IPRED2 voted in first reading by the European Parliament

By EDRi · April 25, 2007

(Dieser Artikel ist auch in deutscher Sprache verfügbar)

The Intellectual Property Rights Enforcement Directive (IPRED2), with the
changes made by a report produced by Nicola Zingaretti (PES), was voted by
the European Parliament in its first reading today with a vote a 374 in
favour, 278 against and 17 abstentions.

Unfortunately, the suggestions from an alliance of libraries, consumers and
innovators, including the 8 000 signatories of the petition at copycrime.eu
were not considered by the Parliament, although the vote was much tighter
than anticipated.

The scope of the directive still includes trade names, database and design
rights, along with the copyright and trademarks. Liabilities for software
and service providers are possible by criminalising also the inciting of an
intellectual property right infringement.

Jonas Maebe, Foundation for a Free Information Infrastructure (FFII) analyst
commented: “Today, ‘inciting’ is only criminal in some member states, and in
exceptional cases such as hate speech. Elevating IPRs to the same level is a
scary development. The inciting clause is also reminiscent of the US ‘Induce
Act’, which threatened to make MP3 players such as the iPod illegal”

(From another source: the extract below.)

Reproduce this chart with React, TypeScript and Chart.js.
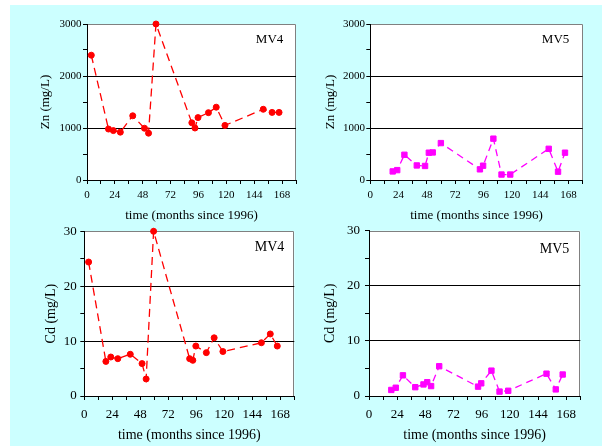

The fight now moves to the Council of the European Union for its first
reading, and then to the European Parliament for a second reading. Several
states have started to mount resistance to IPRED2 in the last weeks, with
the UK and Holland leading the charge.

European Parliament Criminalises Businesses, Consumers, Innovators

IPRED2 Slips Through, Fight to Continue (25.04.2007)

Intellectual property: pirates and counterfeiters to feel the full weight of
criminal law (25.04.2007)

Petition against IPRED2

EDRI-gram : IPRED2 adopted by the EP Legal Affairs committee (28.02.2007)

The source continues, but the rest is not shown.